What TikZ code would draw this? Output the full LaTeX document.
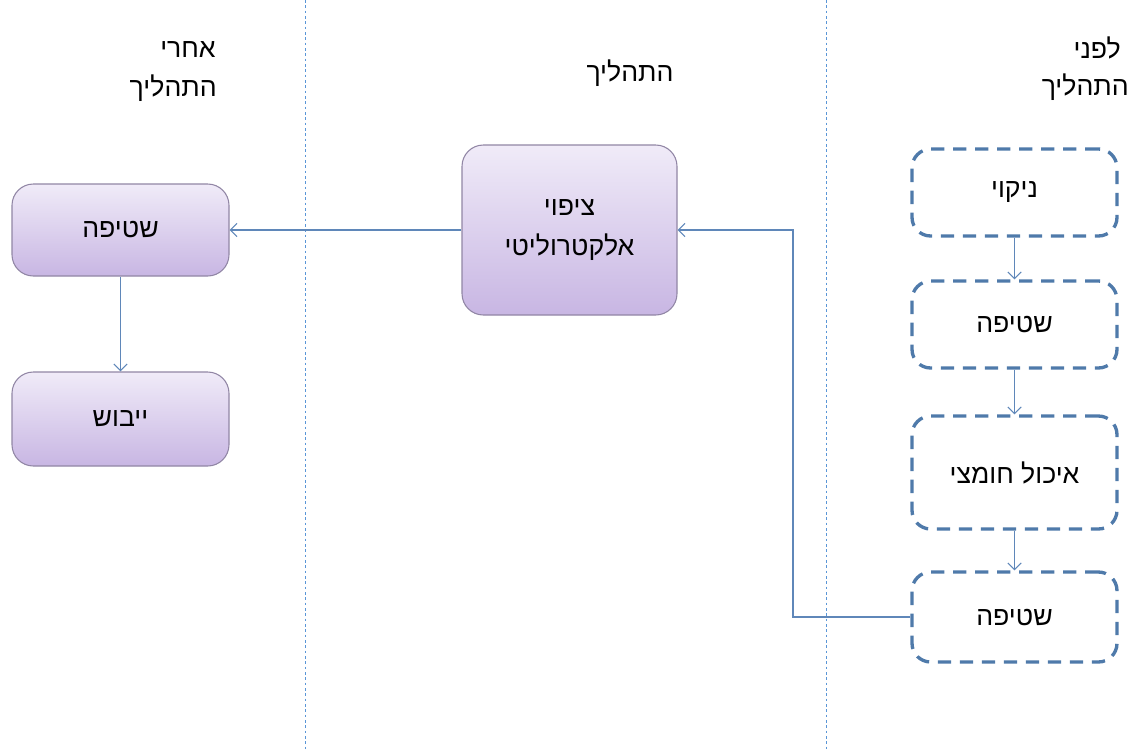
\documentclass[tikz,border=0pt]{standalone}
\usepackage{fontspec}
\usetikzlibrary{arrows.meta}
\TeXXeTstate=1
\newfontfamily\heb[Script=Hebrew]{Liberation Sans}
\definecolor{dashblue}{RGB}{79,122,170}
\definecolor{linkblue}{RGB}{95,135,185}
\definecolor{sepblue}{RGB}{90,150,215}
\definecolor{ptop}{RGB}{240,235,248}
\definecolor{pbot}{RGB}{200,182,227}
\definecolor{pborder}{RGB}{145,134,165}
\def\px{0.75pt}
\tikzset{
  dbox/.style={draw=dashblue, line width=2.5pt, dash pattern=on 10pt off 6.5pt,
    rounded corners=14pt, fill=white, inner sep=0pt, align=center,
    font=\heb\fontsize{20}{26}\selectfont},
  pbox/.style={draw=pborder, line width=0.8pt, rounded corners=16pt,
    top color=ptop, bottom color=pbot, inner sep=0pt, align=center,
    font=\heb\fontsize{20}{30}\selectfont},
  link/.style={draw=linkblue, line width=0.8pt, -{Straight Barb[length=5pt,width=10pt]}},
  sep/.style={draw=sepblue, line width=0.7pt, dash pattern=on 2pt off 2pt},
  head/.style={font=\heb\fontsize{20}{26}\selectfont, inner sep=0pt}
}
\begin{document}
\begin{tikzpicture}[x=0.75pt,y=-0.75pt]
\useasboundingbox (0,0) rectangle (1132,751);
% separators
\coordinate (s1t) at (305,0); \coordinate (s1b) at (305,751);
\coordinate (s2t) at (826,0); \coordinate (s2b) at (826,751);
\draw[sep] (s1t) -- (s1b);
\draw[sep] (s2t) -- (s2b);
% headers
\node[head, anchor=east] (h1a) at (216,50) {\beginR אחרי\endR};
\node[head, anchor=east] (h1b) at (217,88) {\beginR התהליך\endR};
\node[head] (h2) at (630,73) {\beginR התהליך\endR};
\node[head, anchor=east] (h3a) at (1121,48) {\beginR לפני\endR};
\node[head, anchor=east] (h3b) at (1129,87) {\beginR התהליך\endR};
% dashed boxes
\node[dbox, minimum width=205*\px, minimum height=87*\px] (d1) at (1014.5,192.5) {\beginR ניקוי\endR};
\node[dbox, minimum width=205*\px, minimum height=87*\px] (d2) at (1014.5,324.5) {\beginR שטיפה\endR};
\node[dbox, minimum width=205*\px, minimum height=113*\px] (d3) at (1014.5,472.5) {\beginR איכול חומצי\endR};
\node[dbox, minimum width=205*\px, minimum height=90*\px] (d4) at (1014.5,617) {\beginR שטיפה\endR};
% purple boxes
\node[pbox, minimum width=215*\px, minimum height=170*\px] (p1) at (569.5,230) {\beginR ציפוי\endR\\\beginR אלקטרוליטי\endR};
\node[pbox, minimum width=217*\px, minimum height=92*\px] (q1) at (120.5,230) {\beginR שטיפה\endR};
\node[pbox, minimum width=217*\px, minimum height=94*\px] (q2) at (120.5,419) {\beginR ייבוש\endR};
% connectors
\draw[link] (d1.south) -- (d2.north);
\draw[link] (d2.south) -- (d3.north);
\draw[link] (d3.south) -- (d4.north);
\coordinate (c1) at (793,617);
\coordinate (c2) at (793,230);
\draw[link] (d4.west) -- (c1) -- (c2) -- (p1.east);
\draw[link] (p1.west) -- (q1.east);
\draw[link] (q1.south) -- (q2.north);
\end{tikzpicture}
\end{document}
---
**TASK OBJECTIVE:** Retype the data above exactly; pictures are not part of the copy.

**THE REPLY:**
What TikZ code would draw this? Output the full LaTeX document.
\documentclass[tikz,border=0pt]{standalone}
\usepackage{fontspec}
\usetikzlibrary{arrows.meta}
\TeXXeTstate=1
\newfontfamily\heb[Script=Hebrew]{Liberation Sans}
\definecolor{dashblue}{RGB}{79,122,170}
\definecolor{linkblue}{RGB}{95,135,185}
\definecolor{sepblue}{RGB}{90,150,215}
\definecolor{ptop}{RGB}{240,235,248}
\definecolor{pbot}{RGB}{200,182,227}
\definecolor{pborder}{RGB}{145,134,165}
\def\px{0.75pt}
\tikzset{
  dbox/.style={draw=dashblue, line width=2.5pt, dash pattern=on 10pt off 6.5pt,
    rounded corners=14pt, fill=white, inner sep=0pt, align=center,
    font=\heb\fontsize{20}{26}\selectfont},
  pbox/.style={draw=pborder, line width=0.8pt, rounded corners=16pt,
    top color=ptop, bottom color=pbot, inner sep=0pt, align=center,
    font=\heb\fontsize{20}{30}\selectfont},
  link/.style={draw=linkblue, line width=0.8pt, -{Straight Barb[length=5pt,width=10pt]}},
  sep/.style={draw=sepblue, line width=0.7pt, dash pattern=on 2pt off 2pt},
  head/.style={font=\heb\fontsize{20}{26}\selectfont, inner sep=0pt}
}
\begin{document}
\begin{tikzpicture}[x=0.75pt,y=-0.75pt]
\useasboundingbox (0,0) rectangle (1132,751);
% separators
\coordinate (s1t) at (305,0); \coordinate (s1b) at (305,751);
\coordinate (s2t) at (826,0); \coordinate (s2b) at (826,751);
\draw[sep] (s1t) -- (s1b);
\draw[sep] (s2t) -- (s2b);
% headers
\node[head, anchor=east] (h1a) at (216,50) {\beginR אחרי\endR};
\node[head, anchor=east] (h1b) at (217,88) {\beginR התהליך\endR};
\node[head] (h2) at (630,73) {\beginR התהליך\endR};
\node[head, anchor=east] (h3a) at (1121,48) {\beginR לפני\endR};
\node[head, anchor=east] (h3b) at (1129,87) {\beginR התהליך\endR};
% dashed boxes
\node[dbox, minimum width=205*\px, minimum height=87*\px] (d1) at (1014.5,192.5) {\beginR ניקוי\endR};
\node[dbox, minimum width=205*\px, minimum height=87*\px] (d2) at (1014.5,324.5) {\beginR שטיפה\endR};
\node[dbox, minimum width=205*\px, minimum height=113*\px] (d3) at (1014.5,472.5) {\beginR איכול חומצי\endR};
\node[dbox, minimum width=205*\px, minimum height=90*\px] (d4) at (1014.5,617) {\beginR שטיפה\endR};
% purple boxes
\node[pbox, minimum width=215*\px, minimum height=170*\px] (p1) at (569.5,230) {\beginR ציפוי\endR\\\beginR אלקטרוליטי\endR};
\node[pbox, minimum width=217*\px, minimum height=92*\px] (q1) at (120.5,230) {\beginR שטיפה\endR};
\node[pbox, minimum width=217*\px, minimum height=94*\px] (q2) at (120.5,419) {\beginR ייבוש\endR};
% connectors
\draw[link] (d1.south) -- (d2.north);
\draw[link] (d2.south) -- (d3.north);
\draw[link] (d3.south) -- (d4.north);
\coordinate (c1) at (793,617);
\coordinate (c2) at (793,230);
\draw[link] (d4.west) -- (c1) -- (c2) -- (p1.east);
\draw[link] (p1.west) -- (q1.east);
\draw[link] (q1.south) -- (q2.north);
\end{tikzpicture}
\end{document}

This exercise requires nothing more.